ところがですね、お友達のおうちで、このために随分大変だったという話を聞いたのです。
お友達のおうちはお父さん、お母さん、長男長女と犬一匹という家族構成で、ギルフォード郊外で暮らしています。
生活レベルが丁度私たちと同じくらいなので、話が合うことと、ティムちゃんとお父さんのジョーがお仕事が同じ業界ということで、たまに家族でごはんを食べたりする仲です。
長男坊トム君は、桃太郎君と同じ年。
桃太郎君と同じように(学校は違いますが)私立中学校の通学生です。
このトム君が、学校から「GCSEの結果が悪ければ、自主退学するように」と申し渡されたというもの。

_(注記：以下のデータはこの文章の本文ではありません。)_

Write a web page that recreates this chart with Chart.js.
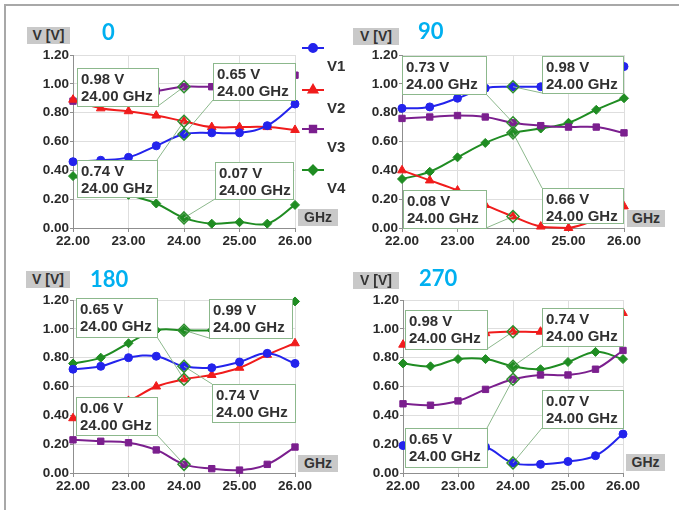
<!DOCTYPE html>
<html>
<head>
<meta charset="utf-8">
<script src="https://cdn.jsdelivr.net/npm/chart.js@4.4.1/dist/chart.umd.min.js"></script>
<style>
  body { margin: 0; background: #fff; width: 679px; height: 510px; overflow: hidden; position: relative; }
  #frame { position: absolute; left: 4px; top: 4px; right: 0; bottom: 0; border-top: 2px solid #a8a8a8; border-left: 2px solid #a8a8a8; }
  canvas { position: absolute; }
  .title { position: absolute; color: #00b0f0; font: 700 22px Lato, sans-serif; line-height: 22px; }
  .tag { position: absolute; background: #c9c9c9; color: #333; font: 700 14px "Liberation Sans", Arial, sans-serif; line-height: 17px; height: 17px; text-align: center; }
</style>
</head>
<body>
<div id="frame"></div>

<canvas id="c0" width="360" height="255" style="left:0;top:0"></canvas>
<canvas id="c90" width="339" height="255" style="left:340px;top:0"></canvas>
<canvas id="c180" width="340" height="255" style="left:0;top:255px"></canvas>
<canvas id="c270" width="339" height="255" style="left:340px;top:255px"></canvas>

<div class="title" style="left:102px;top:21px">0</div>
<div class="title" style="left:418px;top:20px">90</div>
<div class="title" style="left:90px;top:268px">180</div>
<div class="title" style="left:419px;top:267px">270</div>

<div class="tag" style="left:27px;top:27px;width:43px">V [V]</div>
<div class="tag" style="left:353px;top:28px;width:46px">V [V]</div>
<div class="tag" style="left:26px;top:271px;width:44px">V [V]</div>
<div class="tag" style="left:353px;top:272px;width:46px">V [V]</div>

<div class="tag" style="left:298px;top:209px;width:40px">GHz</div>
<div class="tag" style="left:627px;top:210px;width:38px">GHz</div>
<div class="tag" style="left:298px;top:455px;width:40px">GHz</div>
<div class="tag" style="left:626px;top:454px;width:39px">GHz</div>

<script>
// frequency points (GHz)
const freqs = [22, 22.5, 23, 23.5, 24, 24.5, 25, 25.5, 26];
const markerFreq = 24;
const seriesNames = ["V1", "V2", "V3", "V4"];
const xTicks = [22, 23, 24, 25, 26];
const yTicks = [0, 0.2, 0.4, 0.6, 0.8, 1.0, 1.2];

// phase 0
const v1_0 = [0.46, 0.47, 0.49, 0.57, 0.65, 0.66, 0.66, 0.71, 0.86];
const v2_0 = [0.89, 0.83, 0.81, 0.78, 0.74, 0.70, 0.70, 0.70, 0.68];
const v3_0 = [0.88, 0.91, 0.93, 0.95, 0.98, 0.98, 1.00, 1.02, 1.06];
const v4_0 = [0.36, 0.29, 0.23, 0.17, 0.07, 0.03, 0.04, 0.03, 0.16];

// phase 90
const v1_90 = [0.83, 0.84, 0.90, 0.97, 0.98, 0.98, 0.99, 1.03, 1.12];
const v2_90 = [0.40, 0.33, 0.26, 0.16, 0.08, 0.01, 0.00, 0.06, 0.15];
const v3_90 = [0.76, 0.77, 0.78, 0.77, 0.73, 0.71, 0.70, 0.70, 0.66];
const v4_90 = [0.34, 0.39, 0.49, 0.59, 0.66, 0.69, 0.73, 0.82, 0.90];

// phase 180
const v1_180 = [0.72, 0.74, 0.80, 0.81, 0.74, 0.73, 0.77, 0.83, 0.76];
const v2_180 = [0.38, 0.44, 0.50, 0.60, 0.65, 0.68, 0.73, 0.82, 0.90];
const v3_180 = [0.23, 0.22, 0.21, 0.16, 0.06, 0.03, 0.02, 0.06, 0.18];
const v4_180 = [0.76, 0.80, 0.90, 0.99, 0.99, 0.99, 1.01, 1.06, 1.19];

// phase 270
const v1_270 = [0.19, 0.19, 0.19, 0.18, 0.07, 0.06, 0.08, 0.12, 0.27];
const v2_270 = [0.89, 0.88, 0.93, 0.97, 0.98, 0.98, 1.00, 1.04, 1.11];
const v3_270 = [0.48, 0.47, 0.50, 0.58, 0.65, 0.68, 0.68, 0.72, 0.85];
const v4_270 = [0.76, 0.74, 0.79, 0.79, 0.74, 0.72, 0.77, 0.84, 0.79];

const colors = ["#2323ec", "#f01c1c", "#7b1f8e", "#1f8c22"];
const pointStyles = ["circle", "triangle", "rect", "rectRot"];
const pointSizes = [4, 5, 4.5, 4.5];

const tickFont = { family: '"Liberation Sans Narrow", "Liberation Sans", Arial, sans-serif', size: 13.5, weight: "bold" };

// marker readout boxes, drawn over the plot with a leader line to the point at 24 GHz
const boxPlugin = {
  id: "markerBoxes",
  afterDatasetsDraw(chart, args, opts) {
    const ctx = chart.ctx;
    const xs = chart.scales.x, ys = chart.scales.y;
    const k = freqs.indexOf(markerFreq);
    const boxes = opts.boxes || [];
    const items = boxes.map(b => {
      const val = chart.data.datasets[b.series].data[k].y;
      return { b, val, px: xs.getPixelForValue(markerFreq), py: ys.getPixelForValue(val) };
    });
    ctx.save();
    ctx.strokeStyle = "#8cb88c";
    ctx.lineWidth = 1;
    items.forEach(({ b, px, py }) => {
      const cx = b.x + (b.corner.includes("r") ? b.w : 0);
      const cy = b.y + (b.corner.includes("b") ? b.h : 0);
      ctx.beginPath();
      ctx.moveTo(cx, cy);
      ctx.lineTo(px, py);
      ctx.stroke();
    });
    // little marker diamonds on the points
    ctx.strokeStyle = "#2f8f2f";
    ctx.lineWidth = 1.5;
    items.forEach(({ px, py }) => {
      ctx.beginPath();
      ctx.moveTo(px, py - 6); ctx.lineTo(px + 6, py); ctx.lineTo(px, py + 6); ctx.lineTo(px - 6, py);
      ctx.closePath();
      ctx.stroke();
    });
    items.forEach(({ b, val }) => {
      ctx.fillStyle = "#fff";
      ctx.fillRect(b.x, b.y, b.w, b.h);
      ctx.strokeStyle = "#8cb88c";
      ctx.lineWidth = 1;
      ctx.strokeRect(b.x + 0.5, b.y + 0.5, b.w, b.h);
      ctx.fillStyle = "#303030";
      ctx.font = 'bold 15px "Liberation Sans", Arial, sans-serif';
      ctx.textAlign = "left";
      ctx.textBaseline = "alphabetic";
      ctx.fillText(val.toFixed(2) + " V", b.x + 4, b.y + 16);
      ctx.fillText(markerFreq.toFixed(2) + " GHz", b.x + 4, b.y + 33);
    });
    ctx.restore();
  }
};

// legend to the right of the first plot: symbol row, then the name below it
const sideLegend = {
  id: "sideLegend",
  afterDraw(chart, args, opts) {
    if (!opts.rows) return;
    const ctx = chart.ctx;
    ctx.save();
    chart.data.datasets.forEach((ds, i) => {
      const y = opts.rows[i];
      ctx.strokeStyle = ds.borderColor;
      ctx.fillStyle = ds.backgroundColor;
      ctx.lineWidth = 2;
      ctx.beginPath();
      ctx.moveTo(opts.x0, y);
      ctx.lineTo(opts.x1, y);
      ctx.stroke();
      Chart.helpers.drawPoint(ctx, { pointStyle: ds.pointStyle, radius: ds.pointRadius, rotation: 0, borderWidth: 1 }, (opts.x0 + opts.x1) / 2, y);
      ctx.fillStyle = "#303030";
      ctx.font = 'bold 15px "Liberation Sans", Arial, sans-serif';
      ctx.textBaseline = "middle";
      ctx.fillText(ds.label, opts.x1 + 3, y + 19);
    });
    ctx.restore();
  }
};

function makeChart(id, series, area, boxes, legend) {
  const canvas = document.getElementById(id);
  const W = canvas.width, H = canvas.height;
  const xAxisH = 26;
  return new Chart(canvas, {
    type: "line",
    data: {
      datasets: series.map((vals, i) => ({
        label: seriesNames[i],
        data: freqs.map((f, j) => ({ x: f, y: vals[j] })),
        borderColor: colors[i],
        backgroundColor: colors[i],
        pointStyle: pointStyles[i],
        pointRadius: pointSizes[i],
        pointBorderWidth: 1,
        borderWidth: 2,
        tension: 0.4,
        clip: false
      }))
    },
    options: {
      responsive: false,
      animation: false,
      events: [],
      layout: { padding: { left: 0, top: area.top, right: W - area.right, bottom: H - area.bottom - xAxisH } },
      scales: {
        x: {
          type: "linear", min: 22, max: 26,
          afterFit: s => { s.height = xAxisH; },
          afterBuildTicks: s => { s.ticks = xTicks.map(v => ({ value: v })); },
          ticks: { callback: v => v.toFixed(2), color: "#2a2a2a", font: tickFont, padding: 1, maxRotation: 0, autoSkip: false },
          grid: { color: "#dedede", tickColor: "#8f8f8f", tickLength: 4 },
          border: { color: "#8f8f8f", width: 1 }
        },
        y: {
          min: 0, max: 1.2,
          afterFit: s => { s.width = area.left; },
          afterBuildTicks: s => { s.ticks = yTicks.map(v => ({ value: v })); },
          ticks: { callback: v => v.toFixed(2), color: "#2a2a2a", font: tickFont, padding: 1 },
          grid: { color: "#dedede", tickColor: "#8f8f8f", tickLength: 3 },
          border: { color: "#8f8f8f", width: 1 }
        }
      },
      plugins: {
        legend: { display: false },
        tooltip: { enabled: false },
        markerBoxes: { boxes },
        sideLegend: legend || {}
      }
    },
    plugins: [boxPlugin, sideLegend]
  });
}

makeChart("c0", [v1_0, v2_0, v3_0, v4_0], { left: 73, right: 295, top: 55, bottom: 228 }, [
  { series: 2, x: 77, y: 68, w: 81, h: 38, corner: "br" },
  { series: 0, x: 213, y: 63, w: 82, h: 37, corner: "bl" },
  { series: 1, x: 77, y: 160, w: 80, h: 37, corner: "tr" },
  { series: 3, x: 215, y: 162, w: 78, h: 37, corner: "bl" }
], { x0: 302, x1: 324, rows: [48, 90, 129, 170] });

makeChart("c90", [v1_90, v2_90, v3_90, v4_90], { left: 62, right: 284, top: 55, bottom: 228 }, [
  { series: 2, x: 62, y: 56, w: 84, h: 38, corner: "br" },
  { series: 0, x: 202, y: 56, w: 81, h: 37, corner: "bl" },
  { series: 1, x: 63, y: 190, w: 83, h: 38, corner: "br" },
  { series: 3, x: 202, y: 188, w: 81, h: 35, corner: "tl" }
]);

makeChart("c180", [v1_180, v2_180, v3_180, v4_180], { left: 73, right: 295, top: 45, bottom: 218 }, [
  { series: 1, x: 76, y: 43, w: 81, h: 39, corner: "br" },
  { series: 3, x: 209, y: 44, w: 83, h: 39, corner: "bl" },
  { series: 0, x: 212, y: 129, w: 83, h: 38, corner: "tl" },
  { series: 2, x: 76, y: 142, w: 81, h: 38, corner: "br" }
]);

makeChart("c270", [v1_270, v2_270, v3_270, v4_270], { left: 63, right: 283, top: 45, bottom: 218 }, [
  { series: 1, x: 65, y: 55, w: 82, h: 39, corner: "br" },
  { series: 3, x: 202, y: 53, w: 81, h: 38, corner: "bl" },
  { series: 0, x: 202, y: 135, w: 81, h: 38, corner: "bl" },
  { series: 2, x: 65, y: 173, w: 82, h: 39, corner: "tr" }
]);
</script>
</body>
</html>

ジョーはもしものために、たくさんの学校に連絡を取って、受け入れ先を探したのですが、結局ヘンリーオンテムズ(レガッタで有名なところ)にある寄宿舎学校がトム君の受け入れを認めてくれたそうです。
寄宿舎!

桃太郎君もそうだったのですが、私たちが学校を選ぶ時に、当然寄宿舎の学校も考慮に入れました。
デモね、寄宿舎はやっぱり向き不向きがあります。
そこで、結果、通学できる学校を選んだわけです。
ジョーのところもそう。
それが今更寄宿舎なんて。
トム君も、できれば今の学校で残りの2年を過ごしたいという希望なのですが、見込みはほとんどなさそう。
仕方なくジョーはヘンリーの学校に1学期分の学費を納めて、契約書にもサインをして、GCSEの結果がどうあれトム君の学校を確保したわけです。
トム君の今通っている学校は、イギリスの私立中学校の平均的な授業料ですが、ヘンリーの学校はそこよりもかなり高めです。
だから1学期分の費用というのはバカにならない額なのです。
(イギリスの専門的ではない事務職の税込み年収の半分くらい)

今週、GCSEの結果が発表されたのですが、トム君、予想に反してCがひとつもなかったので、今の学校に残ることになりました。
学校からはC以下をとったら自主退学といわれていました。
ちょうど私たちも桃太郎君の学校に試験の結果を受け取りにいく車の中だったので、携帯でずっと話していたのですが、ジョーの心境はかなり複雑なようでした。
GCSEの結果はうれしいけど、ムダになった1学期分の費用を考えると・・・って。

GCSEの結果は、各教科A*,A,B,C,D,E,F,Gの各グレード もしくはU(これは不合格)で表されます。

4 件のコメント:

のび太 さんのコメント...

こんにちは。お久しぶりです。
読みながら参考になりました。
いろいろと考えさせられました。
日本と本当に異なっていますね。
またこうした情報を教えてください。

rotenmeier さんのコメント...

厳しいですね。素行の問題で退学になることはあっても、成績で留年ではなく退学というのは日本ではあまり聞いたことが無いのですけど。日本の場合は入れるときに選別して、入ったら何とか卒業させますけど、考え方の違いなんですかねえ。

miki bartley さんのコメント...

のび太さん、こんにちは。
のび太さんがご興味をもたれるだろうなーと書きながら思いました。
こういった話題はあまり表に出ないので、日本にいると耳に入ってこないのではないかと思います。
日本にもイギリスにも表に出てこないことってたくさんあると思います。

miki bartley さんのコメント...

ロッテンマイヤーさん、こんにちは。
ドイツには留年の制度があるそうですが、イギリスでは聞いたことがありません。
素行の問題で退学というのは、こちらでは小学校から存在します。
桃太郎君の同級生で、小学校(公立)の時転校した子もいますし、中学校(私立)で転校した子もいます。
でも両方素行が問題でした。

こういったCullをみると、私立の学校はやっぱりビジネスなんだなぁと実感しますね。